It's not an internal affair for crap-hole states like MI, PA and WI among others to violate the Constitutional requirements that the legislatures determine how the state's electors are chosen for the Electoral College.
Which means all the normal states had the right to sue when those crap-holes stole the election.
I agree, in that for the hanges to election law to be legitimate, they must come from the respective legislatures of those States, by the constraints of the Constitution. In the instances of MI, GA, PA, and others, those changes did not emanate from the legislature but were designed and implemented by (partisan) bureaucrats and judges.
On the face of it, this tramples the separation of powers, in that executive and judicial branches of those respective States, sometimes pretty far down the pecking order within their respective venues usurped the power of those respective legislatures and, in doing so arguable changed the nature of an election which affects us all.
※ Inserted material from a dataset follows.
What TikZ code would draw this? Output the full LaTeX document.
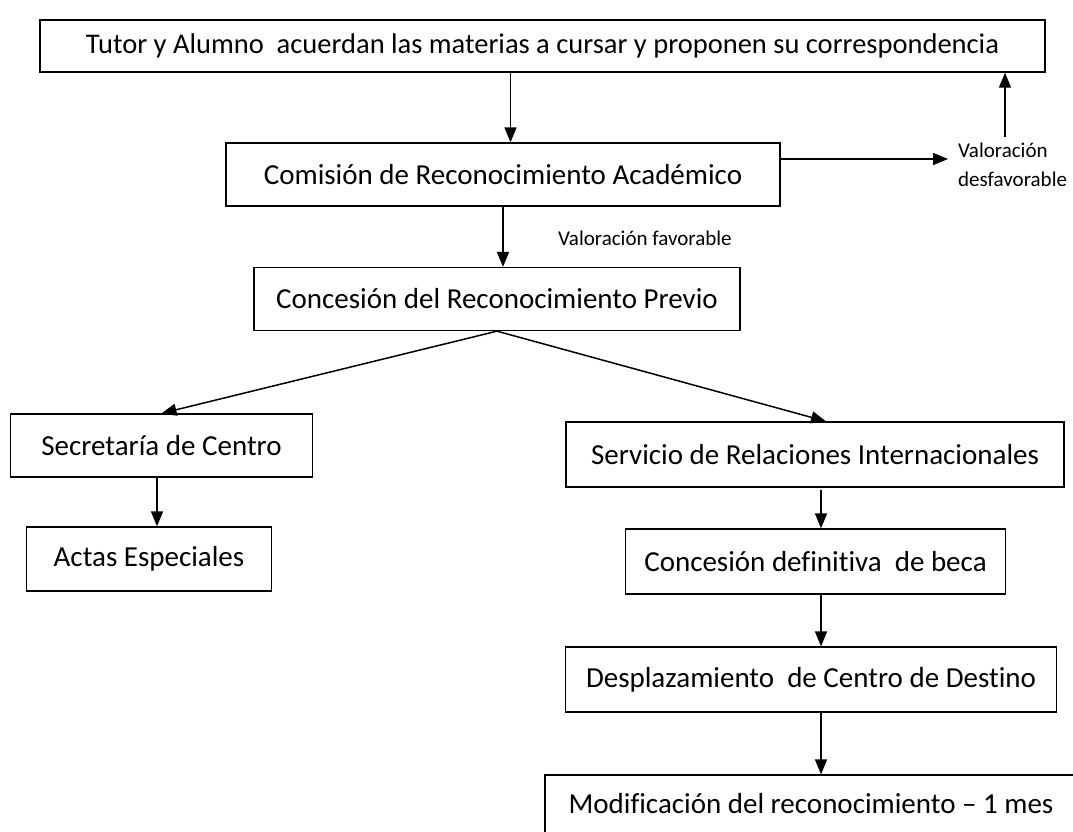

In that regard, certainly Texas (and the other States which joined in) has a legitimate Constitutional complaint, and by virtue of being affected by the outcome of that election (VIZ: the 'surge' at the border, for one thing), those states certainly can show injury, and thus have standing.
You don't have to be a IV League Constitutional scholar to figure this out, and the effects of announced intended policy were entirely predictable. If the question was merely a matter of waiting until injury was sustained, we're already there.
The Supreme Court, by virtue of the same Constitution which delegates the crafting of election laws to the various State Legislatures, is THE court of primary jurisdiction.
Such cases between the States or one State and other States start and end there.
In the abdication of their Constitutional
responsibility DUTY to rule on this matter, the SCOTUS has, itself become in violation of its sworn duty to uphold the Constitution, which begs the question of whether any ruling henceforth can be taken as legitimate.